On this page

A Study on Chinese Syntactic Structure Classification Method Based on Word Vector Modeling

By: Song Wang1
1School of Chinese Language and Literature, Xinyang College, Xinyang, Henan, 464000, China

Abstract

As a key link to improve the performance of tasks such as semantic understanding and machine translation, the study of Chinese syntactic structure classification helps to promote the rapid development of natural language processing technology. In this study, the Glove pre-trained word vector model is used to vectorize the Chinese vocabulary, and the semantic associations between words are modeled by contextual information. Then the BiLSTM model is combined to extract the global syntactic features of sentences, while the multi-head selfattention mechanism is introduced to improve the interpretability of the model. The graph convolutional network layer is further designed to obtain the syntactic structure classification probability through the softmax function. The syntactic structure classification precision, recall, and F1 score of the CSSLSTM model on the CTB5 dataset are 0.951, 0.947, and 0.949, respectively, which are much higher than the comparison methods. When the HEAD number of the model’s multi-head attention mechanism is 4, the model’s classification performance achieves the best results on both CTB5 and CTB7 datasets.

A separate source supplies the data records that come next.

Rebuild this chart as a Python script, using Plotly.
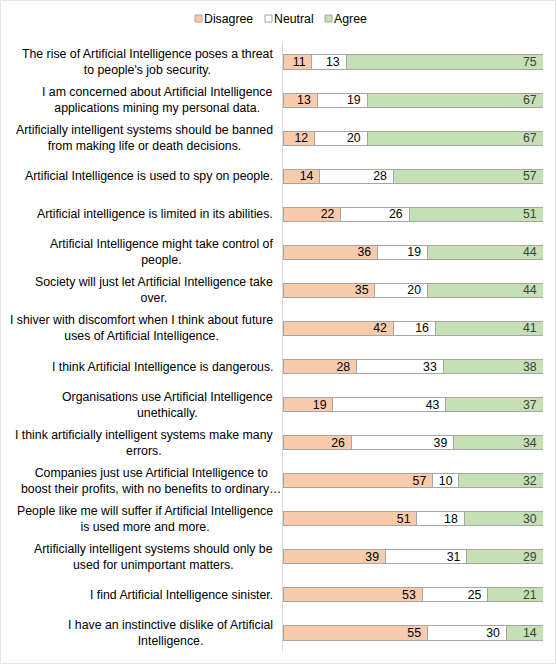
import plotly.graph_objects as go

categories = [
    "The rise of Artificial Intelligence poses a threat<br>to people's job security.",
    "I am concerned about Artificial Intelligence<br>applications mining my personal data.",
    "Artificially intelligent systems should be banned<br>from making life or death decisions.",
    "Artificial Intelligence is used to spy on people.",
    "Artificial intelligence is limited in its abilities.",
    "Artificial Intelligence might take control of<br>people.",
    "Society will just let Artificial Intelligence take<br>over.",
    "I shiver with discomfort when I think about future<br>uses of Artificial Intelligence.",
    "I think Artificial Intelligence is dangerous.",
    "Organisations use Artificial Intelligence<br>unethically.",
    "I think artificially intelligent systems make many<br>errors.",
    "Companies just use Artificial Intelligence to<br>boost their profits, with no benefits to ordinary…",
    "People like me will suffer if Artificial Intelligence<br>is used more and more.",
    "Artificially intelligent systems should only be<br>used for unimportant matters.",
    "I find Artificial Intelligence sinister.",
    "I have an instinctive dislike of Artificial<br>Intelligence.",
]
disagree = [11, 13, 12, 14, 22, 36, 35, 42, 28, 19, 26, 57, 51, 39, 53, 55]
neutral = [13, 19, 20, 28, 26, 19, 20, 16, 33, 43, 39, 10, 18, 31, 25, 30]
agree = [75, 67, 67, 57, 51, 44, 44, 41, 38, 37, 34, 32, 30, 29, 21, 14]
series_names = ["Disagree", "Neutral", "Agree"]

ids = list(range(len(categories)))
FONT = "Liberation Sans, Arial, sans-serif"
LABEL_SIZE = 12.3

L, R, T, B = 283, 14, 43, 14
W, H = 557, 666
pw, ph = W - L - R, H - T - B


def px_x(x):
    return (x - L) / pw


def px_y(y):
    return (H - B - y) / ph


colors = ["#F8CBAD", "#FFFFFF", "#C5E0B4"]
tcolors = ["#000000", "#000000", "#404040"]
edge = "#A6A6A6"

fig = go.Figure()
for name, vals, col, tcol in zip(series_names, [disagree, neutral, agree], colors, tcolors):
    fig.add_trace(go.Bar(
        name=name, y=ids, x=vals, orientation="h",
        marker=dict(color=col, line=dict(color=edge, width=1)),
        width=0.37,
        texttemplate="%{x}\u00a0", textposition="inside",
        insidetextanchor="end", constraintext="none", textangle=0,
        textfont=dict(family=FONT, size=12.3, color=tcol),
        hoverinfo="skip", showlegend=False,
    ))

for i, c in enumerate(categories):
    fig.add_annotation(
        x=0, y=i, xref="paper", yref="y", text=c, showarrow=False,
        xanchor="right", yanchor="middle", align="center",
        xshift=-1 if i == 11 else -9, borderpad=0,
        font=dict(family=FONT, size=LABEL_SIZE, color="#000000"),
    )

# legend (drawn manually to match compact spacing)
leg_sym_x = [195, 265, 325]
leg_y = 18.5
for name, col, sx in zip(series_names, colors, leg_sym_x):
    fig.add_shape(type="rect", xref="paper", yref="paper",
                  x0=px_x(sx), x1=px_x(sx + 7),
                  y0=px_y(leg_y + 3.5), y1=px_y(leg_y - 3.5),
                  fillcolor=col, line=dict(color=edge, width=1))
    fig.add_annotation(x=px_x(sx + 8), y=px_y(leg_y), xref="paper", yref="paper",
                       text=name, showarrow=False, xanchor="left", yanchor="middle",
                       borderpad=0, font=dict(family=FONT, size=LABEL_SIZE, color="#000000"))

fig.add_shape(type="rect", xref="paper", yref="paper",
              x0=px_x(0.5), x1=px_x(W - 1.5),
              y0=px_y(H - 2.5), y1=px_y(0.5),
              line=dict(color="#E6E6E6", width=1), layer="below")

fig.update_layout(
    barmode="stack",
    width=W, height=H,
    margin=dict(l=L, r=R, t=T, b=B),
    paper_bgcolor="white", plot_bgcolor="white",
    font=dict(family=FONT, size=12, color="#000000"),
    showlegend=False,
    xaxis=dict(range=[0, 99], visible=False, fixedrange=True),
    yaxis=dict(range=[15.5, -0.5], showticklabels=False, showgrid=False,
               zeroline=False, showline=True, linecolor="#D9D9D9",
               linewidth=1, ticks="", fixedrange=True),
    uniformtext=dict(mode=False),
)

fig.write_html("out.html", config={"displayModeBar": False},
               post_script="document.body.style.margin='0';document.body.style.overflow='hidden';")
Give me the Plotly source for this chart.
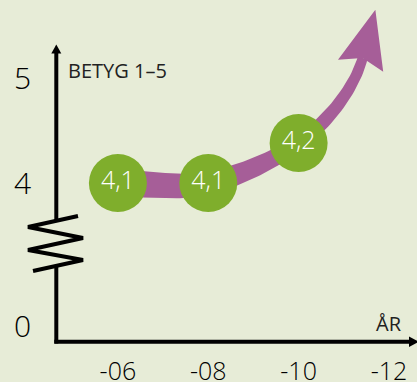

The confusion matrix of syntactic structure classification shows that the model has an accuracy of more than 0.92 for the syntactic structures of “subject-verb”, “subject-verb-object”, “linked sentence”, “put word sentence”, “subject word sentence”, “compared sentence”, “existing sentence” and “concurrent sentence”, and the average accuracy of syntactic structure classification in CTB5 and CTB7 datasets is 0.941 and 0.944, respectively, and the classification effect is better.